XV. Indemnification by Buyer
Buyer shall defend or settle, at its own expense, any and all claims made against Seller, its officers, directors, agents, or employees, and shall indemnify and hold the same harmless from any and all loss, expense, damage, liability claims or demands, either at law or in equity, that the Goods sold pursuant to this agreement constitute an infringement of any patent, copyright, trademark, unfair competition or other similar law (the "Infringement Claim") to the extent that the Infringement Claim arises from the design or manufacture of the Goods pursuant to Buyer’s design, instructions, or specifications.
If Buyer defaults in performing any of its obligations to Seller under this agreement, or any other agreements, Seller may, at its option and without incurring any liability thereby, elect to cancel this agreement and/or to cancel any or all other agreements with Buyer, and pursue all available legal and equitable remedies.
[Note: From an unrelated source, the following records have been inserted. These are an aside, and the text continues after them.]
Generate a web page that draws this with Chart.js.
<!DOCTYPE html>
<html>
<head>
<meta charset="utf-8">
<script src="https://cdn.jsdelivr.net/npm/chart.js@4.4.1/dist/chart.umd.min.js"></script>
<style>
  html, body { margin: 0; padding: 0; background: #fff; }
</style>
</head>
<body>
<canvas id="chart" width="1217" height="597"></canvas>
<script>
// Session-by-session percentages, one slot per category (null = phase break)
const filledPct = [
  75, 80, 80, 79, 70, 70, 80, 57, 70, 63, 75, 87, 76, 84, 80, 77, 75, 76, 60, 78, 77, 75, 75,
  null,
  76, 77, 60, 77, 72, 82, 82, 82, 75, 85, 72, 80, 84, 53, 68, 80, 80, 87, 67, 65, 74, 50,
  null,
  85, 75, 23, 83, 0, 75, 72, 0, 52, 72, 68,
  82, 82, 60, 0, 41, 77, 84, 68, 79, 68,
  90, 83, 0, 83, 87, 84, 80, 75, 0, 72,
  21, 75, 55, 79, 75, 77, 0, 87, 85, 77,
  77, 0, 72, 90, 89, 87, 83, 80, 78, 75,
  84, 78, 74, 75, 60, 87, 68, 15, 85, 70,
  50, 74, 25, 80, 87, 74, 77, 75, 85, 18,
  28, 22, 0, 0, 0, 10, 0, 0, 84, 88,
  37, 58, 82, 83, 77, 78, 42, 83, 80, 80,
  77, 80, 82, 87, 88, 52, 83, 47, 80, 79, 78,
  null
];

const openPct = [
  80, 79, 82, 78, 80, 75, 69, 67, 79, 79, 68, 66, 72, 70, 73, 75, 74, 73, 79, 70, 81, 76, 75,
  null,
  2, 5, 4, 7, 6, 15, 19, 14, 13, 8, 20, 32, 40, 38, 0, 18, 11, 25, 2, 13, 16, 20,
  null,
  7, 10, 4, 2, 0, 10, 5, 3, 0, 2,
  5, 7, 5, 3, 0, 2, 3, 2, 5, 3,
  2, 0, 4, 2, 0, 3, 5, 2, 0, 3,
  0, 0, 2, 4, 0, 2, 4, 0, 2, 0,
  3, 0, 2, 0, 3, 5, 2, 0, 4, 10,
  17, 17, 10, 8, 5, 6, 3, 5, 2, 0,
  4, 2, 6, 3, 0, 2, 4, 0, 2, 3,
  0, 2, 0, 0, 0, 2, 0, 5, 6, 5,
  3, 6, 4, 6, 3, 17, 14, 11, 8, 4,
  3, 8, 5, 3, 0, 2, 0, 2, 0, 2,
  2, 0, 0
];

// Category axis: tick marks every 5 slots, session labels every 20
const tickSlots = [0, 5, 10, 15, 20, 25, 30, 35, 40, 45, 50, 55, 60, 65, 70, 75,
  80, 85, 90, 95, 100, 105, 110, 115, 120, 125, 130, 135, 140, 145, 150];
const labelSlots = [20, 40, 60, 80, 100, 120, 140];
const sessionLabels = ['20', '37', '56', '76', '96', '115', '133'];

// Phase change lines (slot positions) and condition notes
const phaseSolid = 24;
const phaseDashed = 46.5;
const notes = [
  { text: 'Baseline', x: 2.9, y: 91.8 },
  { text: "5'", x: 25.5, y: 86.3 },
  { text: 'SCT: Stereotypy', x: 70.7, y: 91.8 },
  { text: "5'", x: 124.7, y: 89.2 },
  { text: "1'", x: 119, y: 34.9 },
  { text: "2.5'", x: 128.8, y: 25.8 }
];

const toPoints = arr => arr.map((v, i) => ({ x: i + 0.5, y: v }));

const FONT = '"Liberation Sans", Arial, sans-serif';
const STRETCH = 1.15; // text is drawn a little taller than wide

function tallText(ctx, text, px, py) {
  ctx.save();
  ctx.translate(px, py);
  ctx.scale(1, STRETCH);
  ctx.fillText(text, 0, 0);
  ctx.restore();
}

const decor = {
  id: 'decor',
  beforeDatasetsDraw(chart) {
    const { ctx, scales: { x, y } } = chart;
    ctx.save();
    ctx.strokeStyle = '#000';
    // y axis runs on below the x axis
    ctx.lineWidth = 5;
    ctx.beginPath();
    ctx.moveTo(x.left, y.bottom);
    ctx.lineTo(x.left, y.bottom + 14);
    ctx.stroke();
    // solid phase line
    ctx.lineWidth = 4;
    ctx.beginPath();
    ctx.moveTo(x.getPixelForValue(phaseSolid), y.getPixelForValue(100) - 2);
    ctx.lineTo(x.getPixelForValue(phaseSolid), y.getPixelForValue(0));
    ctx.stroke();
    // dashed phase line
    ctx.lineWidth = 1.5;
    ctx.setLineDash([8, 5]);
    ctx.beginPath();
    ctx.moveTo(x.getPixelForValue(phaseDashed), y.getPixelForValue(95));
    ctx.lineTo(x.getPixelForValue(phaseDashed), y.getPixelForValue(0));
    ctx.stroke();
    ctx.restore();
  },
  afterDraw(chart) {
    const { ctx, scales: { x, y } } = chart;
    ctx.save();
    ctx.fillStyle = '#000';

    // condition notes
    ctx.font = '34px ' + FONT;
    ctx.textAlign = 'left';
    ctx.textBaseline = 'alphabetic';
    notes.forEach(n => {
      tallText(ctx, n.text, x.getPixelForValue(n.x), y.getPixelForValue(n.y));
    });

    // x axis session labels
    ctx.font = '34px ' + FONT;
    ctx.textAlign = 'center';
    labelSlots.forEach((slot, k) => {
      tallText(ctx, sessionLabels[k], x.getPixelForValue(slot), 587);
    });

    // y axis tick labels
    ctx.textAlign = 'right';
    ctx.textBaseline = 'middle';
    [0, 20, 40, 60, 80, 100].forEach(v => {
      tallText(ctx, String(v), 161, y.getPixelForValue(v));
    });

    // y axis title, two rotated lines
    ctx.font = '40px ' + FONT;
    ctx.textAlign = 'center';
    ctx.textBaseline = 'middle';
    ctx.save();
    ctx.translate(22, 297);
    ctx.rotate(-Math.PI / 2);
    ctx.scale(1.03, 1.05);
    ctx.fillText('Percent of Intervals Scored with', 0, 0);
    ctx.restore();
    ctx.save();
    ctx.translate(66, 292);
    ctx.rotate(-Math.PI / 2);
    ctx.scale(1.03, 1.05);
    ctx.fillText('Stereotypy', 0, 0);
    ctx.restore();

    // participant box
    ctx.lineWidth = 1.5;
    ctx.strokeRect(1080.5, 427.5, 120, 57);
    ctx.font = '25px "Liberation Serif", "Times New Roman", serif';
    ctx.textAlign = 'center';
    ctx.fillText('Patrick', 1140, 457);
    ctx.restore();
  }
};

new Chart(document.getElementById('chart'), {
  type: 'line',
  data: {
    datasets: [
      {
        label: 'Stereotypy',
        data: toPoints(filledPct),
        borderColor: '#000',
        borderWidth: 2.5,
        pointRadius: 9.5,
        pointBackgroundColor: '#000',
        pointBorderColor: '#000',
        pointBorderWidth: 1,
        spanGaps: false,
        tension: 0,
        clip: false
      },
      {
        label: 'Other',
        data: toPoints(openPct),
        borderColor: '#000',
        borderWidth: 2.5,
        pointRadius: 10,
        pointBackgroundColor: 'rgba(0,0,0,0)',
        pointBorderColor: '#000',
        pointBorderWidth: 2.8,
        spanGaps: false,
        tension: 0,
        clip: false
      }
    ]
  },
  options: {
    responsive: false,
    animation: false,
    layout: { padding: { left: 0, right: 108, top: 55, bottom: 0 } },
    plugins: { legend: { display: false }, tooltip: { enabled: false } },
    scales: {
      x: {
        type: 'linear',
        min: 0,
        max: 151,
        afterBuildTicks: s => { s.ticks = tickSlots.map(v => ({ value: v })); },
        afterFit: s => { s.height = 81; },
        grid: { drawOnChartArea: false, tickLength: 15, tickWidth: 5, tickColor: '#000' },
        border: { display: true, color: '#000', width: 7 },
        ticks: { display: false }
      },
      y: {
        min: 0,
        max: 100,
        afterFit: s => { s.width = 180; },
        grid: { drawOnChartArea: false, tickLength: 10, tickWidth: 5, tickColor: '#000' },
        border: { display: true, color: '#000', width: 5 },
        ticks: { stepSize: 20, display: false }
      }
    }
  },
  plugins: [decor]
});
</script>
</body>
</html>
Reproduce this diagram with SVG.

If Buyer shall be or become insolvent or cease doing business or be the subject of any proceedings under any bankruptcy, insolvency, or reorganization statute or law, such act shall, at the option of Seller, be deemed a default under this agreement, and Seller may elect to cease performing and cancel this agreement with respect to any Goods not delivered or received prior to the election, and pursue all available legal and equitable remedies.
XVIII. Governing Law, Jurisdiction
This contract shall be construed and governed by the laws of the State of Ohio, including Article 2 of the Uniform Commercial Code as codified in Ohio Revised Code Chapter 1302, regardless of the laws that might be applicable under principles of conflicts of law. Any action arising from or related to this contract shall be instituted and litigated in any federal or state court located in Montgomery County, Ohio. The parties hereby irrevocably consent to the jurisdiction of the courts of Montgomery County, Ohio.
Any disputes arising out of or in connection with the present contract shall be finally settled under the Rules of Arbitration of the International Chamber of Commerce by one or more arbitrators appointed in accordance with the said Rules.
Any required notices shall be delivered by hand or sent by courier, facsimile, express mail (or its equivalent), or postage prepaid certified or registered mail at the addresses provided on the face hereof, and shall be deemed effective on the earlier of five (5) business days after having been sent or the date of actual receipt. Either party may change its address for notice by giving written notice to the other party of the change.
These terms and conditions set forth the entire understanding and agreement between the parties. No provisions shall be waived, changed, terminated, or rescinded, except by a written agreement signed by both parties. Any waiver of any breach of any provision of this agreement shall not constitute a waiver of any similar or dissimilar provision, nor shall it constitute an amendment or modification of this agreement. If any provision of this agreement shall be held to be unenforceable or inapplicable, such holding shall not affect the enforceability of any other provision of this agreement. No contract to purchase Goods from Seller may be assigned by Buyer without the prior written consent of Seller. The provisions of this agreement otherwise shall bind and inure to the benefit of the parties hereto and their respective heirs, executors, administrators, successors and assigns.